Consider setting a TTL (Time-To-Live) for the cached name to retain it only as long as needed, ensuring that the client receives reliable results.

Details of Technical Implementation

From an implementation perspective, it’s interesting to tell about designing of your GraphQL API and creating a hash for SQL command.

Designing the API

First, let’s look at how the types for the GraphQL API might be designed. The input and return types should include pagination information.

Input Type:

@strawberry.input(description="Input parameter to specify pagination")
class PaginationInput:
    page_size: int = strawberry.field(description="Size of data page (default: 10000)", default=10000)
    page_number: int = strawberry.field(description="Page number (default: 1)", default=1)
    
@strawberry.input(description="Data object filter")
class DataFilterInput:
    pagination: Annotated[Optional[PaginationInput], strawberry.argument(description="Pagination settings. Optional.")] = None
    codes: Annotated[Optional[list[str]], strawberry.argument(description="List of codes to filter by. Optional.")] = None
    is_flag: Annotated[Optional[bool], strawberry.argument(description="Filter by flag status. Optional.")] = None

Return Type:

@strawberry.type
class PaginatedResult:
    items: list[DataObject] = strawberry.field(description="The list of items in this pagination window.")
    total_pages: int = strawberry.field(description="Total number of pages.")
    total_records: int = strawberry.field(description="Total number of records.")
    page_number: int = strawberry.field(description="The current page number.")
    page_size: int = strawberry.field(description="The number of items in each page.")

Query Resolver:

def data_objects(info: Info, search_filter: DataFilterInput) -> PaginatedResult:
    ...

You may also want to use Generic types. This approach allows your GraphQL API to maintain a uniform contract for all input and return types.

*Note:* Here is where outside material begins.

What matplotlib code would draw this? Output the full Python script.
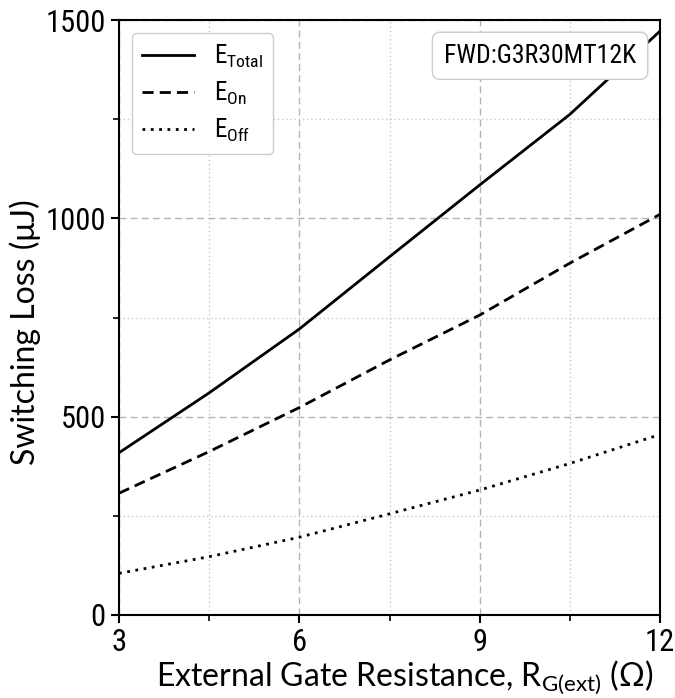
import matplotlib
matplotlib.use("Agg")
import matplotlib.pyplot as plt
from matplotlib.ticker import MultipleLocator
from matplotlib import font_manager

# gate resistance (ohm) and switching losses (uJ)
rg = [3, 4.5, 6, 7.5, 9, 10.5, 12]
e_total = [409, 560, 721, 903, 1084, 1262, 1472]
e_on = [307, 412, 523, 643, 756, 887, 1010]
e_off = [105, 147, 196, 255, 315, 382, 455]

names = {f.name for f in font_manager.fontManager.ttflist}
cond = "Roboto Condensed" if "Roboto Condensed" in names else "Roboto"

plt.rcParams["mathtext.fontset"] = "custom"
plt.rcParams["mathtext.rm"] = cond
plt.rcParams["mathtext.sf"] = "Lato"

fig = plt.figure(figsize=(6.75, 6.98), dpi=100)
ax = fig.add_axes([119 / 675, 1 - 615 / 698, 541 / 675, 595 / 698])

ax.plot(rg, e_total, color="black", lw=2, ls="-", label=r"E$_{\mathrm{Total}}$")
ax.plot(rg, e_on, color="black", lw=2, ls=(0, (4, 2.2)), label=r"E$_{\mathrm{On}}$")
ax.plot(rg, e_off, color="black", lw=2, ls=(0, (1, 2)), label=r"E$_{\mathrm{Off}}$")

ax.set_xlim(3, 12)
ax.set_ylim(0, 1500)
ax.xaxis.set_major_locator(MultipleLocator(3))
ax.xaxis.set_minor_locator(MultipleLocator(1.5))
ax.yaxis.set_major_locator(MultipleLocator(500))
ax.yaxis.set_minor_locator(MultipleLocator(250))

ax.grid(which="major", color="#b4b4b4", ls=(0, (5, 3)), lw=1)
ax.grid(which="minor", color="#c8c8c8", ls=(0, (1, 2)), lw=1)
ax.set_axisbelow(True)

for s in ax.spines.values():
    s.set_linewidth(1.5)
ax.tick_params(which="major", length=6, width=1.5, direction="out")
ax.tick_params(which="minor", length=4, width=1.2, direction="out")
for lbl in ax.get_xticklabels() + ax.get_yticklabels():
    lbl.set_family(cond)
    lbl.set_fontsize(22)

ax.set_xlabel(r"External Gate Resistance, R$_{\mathsf{G(ext)}}$ ($\mathsf{\Omega}$)",
              family="Lato", fontsize=23)
ax.xaxis.set_label_coords((405 - 119) / 541, -0.074)
ax.set_ylabel("Switching Loss (μJ)", family="Lato", fontsize=23)
ax.yaxis.set_label_coords(-0.145, 0.475)

leg = ax.legend(loc="upper left", prop={"family": cond, "size": 18},
                handlelength=2.1, borderpad=0.4, labelspacing=0.4,
                handletextpad=0.8, framealpha=1, edgecolor="#cccccc",
                bbox_to_anchor=(0.0, 1.0))

ax.text(0.956, 0.96, "FWD:G3R30MT12K", transform=ax.transAxes, ha="right", va="top",
        family=cond, fontsize=18.5,
        bbox=dict(boxstyle="round,pad=0.45,rounding_size=0.3", fc="white", ec="#cccccc", lw=1))

fig.savefig("out.png", dpi=100)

Calculating the SQL Query Hash

The SQL hash can be calculated with the following method:

def calculate_checksum(input_string):
    input_bytes = input_string.encode('utf-8')
    sha256_hash = hashlib.sha256()
    sha256_hash.update(input_bytes)
    checksum = sha256_hash.hexdigest()
    return checksum

Conclusion

Whether you’re building data-heavy applications or looking to optimize your API’s performance, integrating this approach into your workflow can enhance both user experience and system efficiency. While this technique is technology-agnostic, the specific implementation may vary depending on the technology stack you are using. For example, you might need to develop custom logic for storing the result in a temporary table or caching, but the core algorithm remains conceptually the same.